Law Professors tell House Committee It’s on Legal Track to Subpoena Attorneys General in Fraud Probe

subpoena

The Republicans who issued subpoenas to state Attorneys General and environmental groups investigating Exxon Mobil Corp. received legal advice this week giving them support for what they’re doing.

Three of four law professors from schools around the country told Representatives Frank Lucas and James Bridenstine and others on the U.S. House Committee on Science, space and Technology they were well within their congressional rights to issue the subpoenas.

George Washington University Law school professor Jonathan Turley said the objections of the attorneys general in question are “fundamentally flawed, and this Committee clearly has the authority under Artcile 1 of the Constitution to demand compliance with its subpoenas.”

The House Committee is probing reported collusion between the climate-change research groups and the attorneys general of New York and Massachusetts.

“If this Committee’s investigation shows that one or more State Attorneys General are chilling scientific investigations into global warming, the Committee should offer legislation to increase or redirect federal funds in order to counterbalance this harassment,” said Chapman University law school professor Ronald D. Rotunda. “However, the Committee cannot know the extent of the harassment unless it investigates and it cannot investigate if the State attorneys General refuse to comply with its subpoenas—-the Attorneys General have no privilege to refuse to comply…..”
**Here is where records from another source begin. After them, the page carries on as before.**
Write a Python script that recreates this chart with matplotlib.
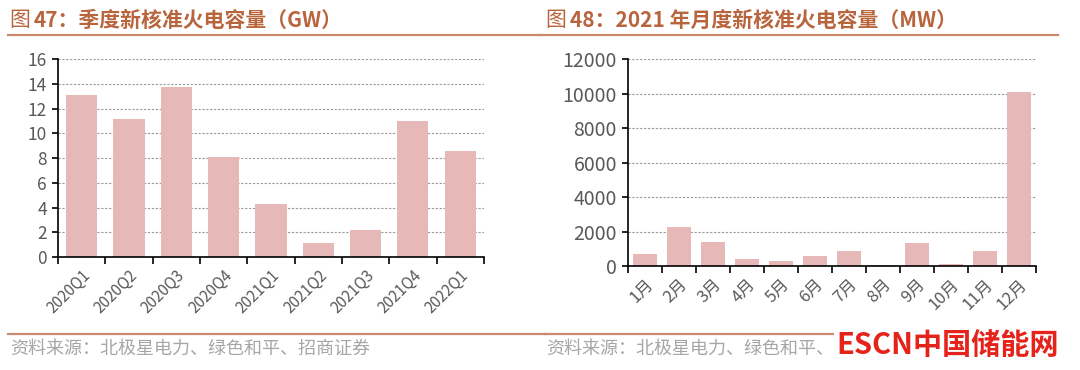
import matplotlib.pyplot as plt
import numpy as np

plt.rcParams['font.family'] = ['Noto Sans CJK SC', 'DejaVu Sans']

# quarterly new approved coal power capacity (GW)
quarters = ['2020Q1', '2020Q2', '2020Q3', '2020Q4', '2021Q1', '2021Q2', '2021Q3', '2021Q4', '2022Q1']
quarter_gw = [13.1, 11.15, 13.7, 8.05, 4.3, 1.1, 2.2, 11.0, 8.6]

# monthly 2021 new approved coal power capacity (MW)
months = ['1月', '2月', '3月', '4月', '5月', '6月', '7月', '8月', '9月', '10月', '11月', '12月']
month_mw = [700, 2260, 1390, 390, 270, 580, 850, 80, 1350, 100, 850, 10100]

bar_color = '#E6B8B7'
title_color = '#B8653E'
line_color = '#C98A6E'
tick_color = '#595959'

fig = plt.figure(figsize=(10.8, 3.7), dpi=100)


def style_axes(ax, labels, ymax, ystep, ysize, xsize):
    ax.set_xlim(-0.5, len(labels) - 0.5)
    ax.set_ylim(0, ymax)
    ax.set_yticks(np.arange(0, ymax + 1, ystep))
    ax.set_xticks(np.arange(len(labels)))
    ax.set_xticklabels(labels, rotation=45, ha='right', va='top', rotation_mode='anchor',
                       fontsize=xsize, color=tick_color)
    ax.tick_params(axis='x', length=0, pad=7)
    ax.set_xticks(np.arange(len(labels) + 1) - 0.5, minor=True)
    ax.tick_params(axis='x', which='minor', length=5, width=1.2, color='black', direction='out')
    ax.tick_params(axis='y', length=4, width=1.2, color='black', labelsize=ysize,
                   labelcolor=tick_color, pad=4)
    for s in ['top', 'right']:
        ax.spines[s].set_visible(False)
    for s in ['left', 'bottom']:
        ax.spines[s].set_linewidth(1.2)
    ax.yaxis.grid(True, linestyle=(0, (2, 1.5)), color='#9A9A9A', linewidth=0.8)
    ax.set_axisbelow(True)


ax1 = fig.add_axes([0.0537, 0.3054, 0.3943, 0.5351])
ax1.bar(np.arange(len(quarters)), quarter_gw, width=0.66, color=bar_color)
style_axes(ax1, quarters, 16, 2, 12.5, 11)

ax2 = fig.add_axes([0.5815, 0.281, 0.3775, 0.5595])
ax2.bar(np.arange(len(months)), month_mw, width=0.7, color=bar_color)
style_axes(ax2, months, 12000, 2000, 14, 12)

# titles
fig.text(0.009, 0.945, '图 ', fontsize=15, color=title_color, va='center')
fig.text(0.031, 0.945, '47：季度新核准火电容量（GW）', fontsize=15, color=title_color,
         va='center', fontweight='bold')
fig.text(0.506, 0.945, '图 ', fontsize=15, color=title_color, va='center')
fig.text(0.528, 0.945, '48：2021 年月度新核准火电容量（MW）', fontsize=15, color=title_color,
         va='center', fontweight='bold')

# rules under titles and above sources
fig.add_artist(plt.Line2D([0.007, 0.5], [0.905, 0.905], color=line_color, lw=1.6))
fig.add_artist(plt.Line2D([0.5, 0.98], [0.905, 0.905], color=line_color, lw=1.6))
fig.add_artist(plt.Line2D([0.007, 0.505], [0.097, 0.097], color=line_color, lw=1.6))
fig.add_artist(plt.Line2D([0.505, 0.98], [0.097, 0.097], color=line_color, lw=1.6))

src = '资料来源：北极星电力、绿色和平、招商证券'
fig.text(0.009, 0.057, src, fontsize=13, color='#A6A6A6', va='center')
fig.text(0.506, 0.057, src, fontsize=13, color='#A6A6A6', va='center')

# watermark
fig.text(0.98, 0.068, 'ESCN中国储能网', fontsize=21, color='#E5231B', fontweight='bold',
         ha='right', va='center',
         bbox=dict(facecolor='white', edgecolor='none', pad=1))

fig.savefig('out.png', dpi=100)
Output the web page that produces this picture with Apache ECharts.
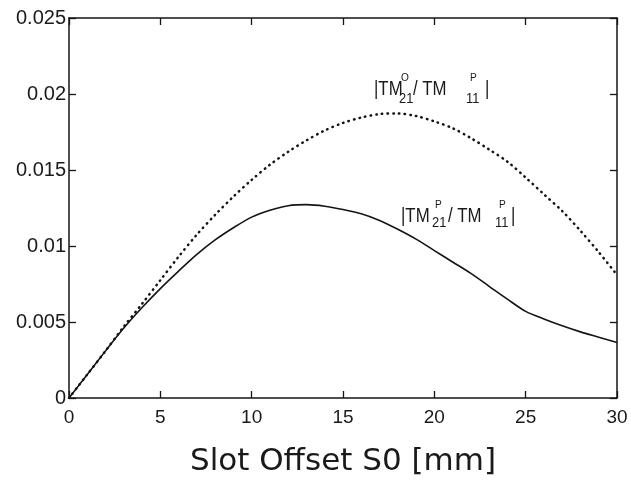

Florida International University law school professor Elizabeth Price Foley told the committee the U.S. Supreme Court has repeatedly stated that Congress’s investigatory power is as penetrating and far-reaching as the potential power to enact and appropriate under the Constitution.

The only law school professor to disagree with Charles Tiefer of the University of Baltimore School of Law.

“When you seek material from State Attorneys General on their investigation of climate risk fraud, however, your position is without constitutional and legal merit. It is simply bogus,” he told the committee.